--- Do this ---
Leave the pictures out and retype the lines from the beginning through the line with "Serif', 'Times New", both ends included.

--- Raw data ---
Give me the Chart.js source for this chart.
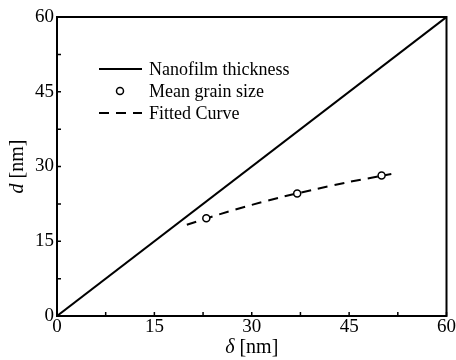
<!DOCTYPE html>
<html>
<head>
<meta charset="utf-8">
<script src="https://cdn.jsdelivr.net/npm/chart.js@4"></script>
<style>
  html, body { margin: 0; padding: 0; background: #fff; }
  #wrap { width: 456px; height: 360px; }
</style>
</head>
<body>
<div id="wrap"><canvas id="grainChart" width="456" height="360"></canvas></div>
<script>
// nanofilm thickness line d = delta
var thicknessX = [0, 60];
var thicknessY = [0, 60];

// measured mean grain size
var grainX = [23, 37, 50];
var grainY = [19.6, 24.6, 28.2];

// fitted curve
var fitX = [20, 25, 30, 35, 40, 45, 51.5];
var fitY = [18.3, 20.4, 22.3, 24.0, 25.5, 26.9, 28.5];

var tickValues = [0, 7.5, 15, 22.5, 30, 37.5, 45, 52.5, 60];
var tickLabels = ['0', '', '15', '', '30', '', '45', '', '60'];

var labels = ['Nanofilm thickness', 'Mean grain size', 'Fitted Curve'];

function toPoints(xs, ys) {
  var pts = [];
  for (var i = 0; i < xs.length; i++) pts.push({x: xs[i], y: ys[i]});
  return pts;
}

var serif = "'Liberation Serif', 'Times New Roman', serif";

// ticks pointing into the plot plus the closing frame
var framePlugin = {
  id: 'frame',
  afterDraw: function(chart) {
    var ctx = chart.ctx, a = chart.chartArea;
    var xs = chart.scales.x, ys = chart.scales.y;
    ctx.save();
    ctx.strokeStyle = '#000';
    ctx.lineWidth = 1.5;
    ctx.beginPath();
    tickValues.forEach(function(v) {
      var px = xs.getPixelForValue(v);
      ctx.moveTo(px, a.bottom);
      ctx.lineTo(px, a.bottom - 4);
      var py = ys.getPixelForValue(v);
      ctx.moveTo(a.left, py);
      ctx.lineTo(a.left + 4, py);
    });
    ctx.stroke();
    ctx.lineWidth = 2;
    ctx.strokeRect(a.left, a.top, a.right - a.left, a.bottom - a.top);

    // axis titles with italic symbol
    ctx.fillStyle = '#000';
    ctx.textBaseline = 'alphabetic';
    var sym = 'italic 20px ' + serif, rest = '20px ' + serif;
    // x title
    ctx.font = sym;
    var w1 = ctx.measureText('\u03b4').width;
    ctx.font = rest;
    var w2 = ctx.measureText(' [nm]').width;
    var cx = (a.left + a.right) / 2, x0 = cx - (w1 + w2) / 2;
    ctx.font = sym;
    ctx.fillText('\u03b4', x0, 353);
    ctx.font = rest;
    ctx.fillText(' [nm]', x0 + w1, 353);
    // y title
    ctx.translate(23, (a.top + a.bottom) / 2);
    ctx.rotate(-Math.PI / 2);
    ctx.font = sym;
    w1 = ctx.measureText('d').width;
    ctx.font = rest;
    w2 = ctx.measureText(' [nm]').width;
    x0 = -(w1 + w2) / 2;
    ctx.font = sym;
    ctx.fillText('d', x0, 0);
    ctx.font = rest;
    ctx.fillText(' [nm]', x0 + w1, 0);
    ctx.restore();

    // legend inside the plot
    ctx.save();
    ctx.font = '18px ' + serif;
    ctx.textBaseline = 'middle';
    ctx.fillStyle = '#000';
    var rows = [69, 91, 113];
    chart.data.datasets.forEach(function(ds, i) {
      var y = rows[i];
      ctx.strokeStyle = '#000';
      if (ds.showLine === false) {
        ctx.lineWidth = 1.5;
        ctx.fillStyle = '#fff';
        ctx.beginPath();
        ctx.arc(120, y, 3.5, 0, Math.PI * 2);
        ctx.fill();
        ctx.stroke();
        ctx.fillStyle = '#000';
      } else {
        ctx.lineWidth = ds.borderWidth;
        ctx.setLineDash(ds.borderDash || []);
        ctx.beginPath();
        ctx.moveTo(99, y);
        ctx.lineTo(142, y);
        ctx.stroke();
        ctx.setLineDash([]);
      }
      ctx.fillText(ds.label, 149, y + 1);
    });
    ctx.restore();
  }
};

var ctx = document.getElementById('grainChart');
var chart = new Chart(ctx, {
  type: 'scatter',
  data: {
    datasets: [
      {
        label: labels[0],
        data: toPoints(thicknessX, thicknessY),
        showLine: true,
        borderColor: '#000',
        borderWidth: 2,
        pointRadius: 0
      },
      {
        label: labels[1],
        data: toPoints(grainX, grainY),
        showLine: false,
        pointRadius: 3.5,
        pointBorderWidth: 1.5,
        pointBorderColor: '#000',
        pointBackgroundColor: '#fff'
      },
      {
        label: labels[2],
        data: toPoints(fitX, fitY),
        showLine: true,
        borderColor: '#000',
        borderWidth: 2,
        borderDash: [10, 7],
        tension: 0.2,
        pointRadius: 0
      }
    ]
  },
  options: {
    responsive: false,
    animation: false,
    devicePixelRatio: 1,
    layout: { padding: { top: 17, right: 9, left: 0, bottom: 0 } },
    plugins: { legend: { display: false }, tooltip: { enabled: false } },
    scales: {
      x: {
        type: 'linear',
        min: 0, max: 60,
        afterFit: function(s) { s.height = 44; },
        afterBuildTicks: function(s) { s.ticks = tickValues.map(function(v) { return {value: v}; }); },
        grid: { display: false, drawTicks: false },
        border: { display: false },
        ticks: {
          padding: 0,
          maxRotation: 0,
          autoSkip: false,
          color: '#000',
          font: { family: serif, size: 19 },
          callback: function(v) { return tickLabels[tickValues.indexOf(v)]; }
        }
      },
      y: {
        type: 'linear',
        min: 0, max: 60,
        afterFit: function(s) { s.width = 57; },
        afterBuildTicks: function(s) { s.ticks = tickValues.map(function(v) { return {value: v}; }); },
        grid: { display: false, drawTicks: false },
        border: { display: false },
        ticks: {
          padding: 3,
          autoSkip: false,
          color: '#000',
          font: { family: serif, size: 19 },
          callback: function(v) { return tickLabels[tickValues.indexOf(v)]; }
        }
      }
    }
  },
  plugins: [framePlugin]
});
</script>
</body>
</html>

--- Result of this task ---
Give me the Chart.js source for this chart.
<!DOCTYPE html>
<html>
<head>
<meta charset="utf-8">
<script src="https://cdn.jsdelivr.net/npm/chart.js@4"></script>
<style>
  html, body { margin: 0; padding: 0; background: #fff; }
  #wrap { width: 456px; height: 360px; }
</style>
</head>
<body>
<div id="wrap"><canvas id="grainChart" width="456" height="360"></canvas></div>
<script>
// nanofilm thickness line d = delta
var thicknessX = [0, 60];
var thicknessY = [0, 60];

// measured mean grain size
var grainX = [23, 37, 50];
var grainY = [19.6, 24.6, 28.2];

// fitted curve
var fitX = [20, 25, 30, 35, 40, 45, 51.5];
var fitY = [18.3, 20.4, 22.3, 24.0, 25.5, 26.9, 28.5];

var tickValues = [0, 7.5, 15, 22.5, 30, 37.5, 45, 52.5, 60];
var tickLabels = ['0', '', '15', '', '30', '', '45', '', '60'];

var labels = ['Nanofilm thickness', 'Mean grain size', 'Fitted Curve'];

function toPoints(xs, ys) {
  var pts = [];
  for (var i = 0; i < xs.length; i++) pts.push({x: xs[i], y: ys[i]});
  return pts;
}

var serif = "'Liberation Serif', 'Times New Roman', serif";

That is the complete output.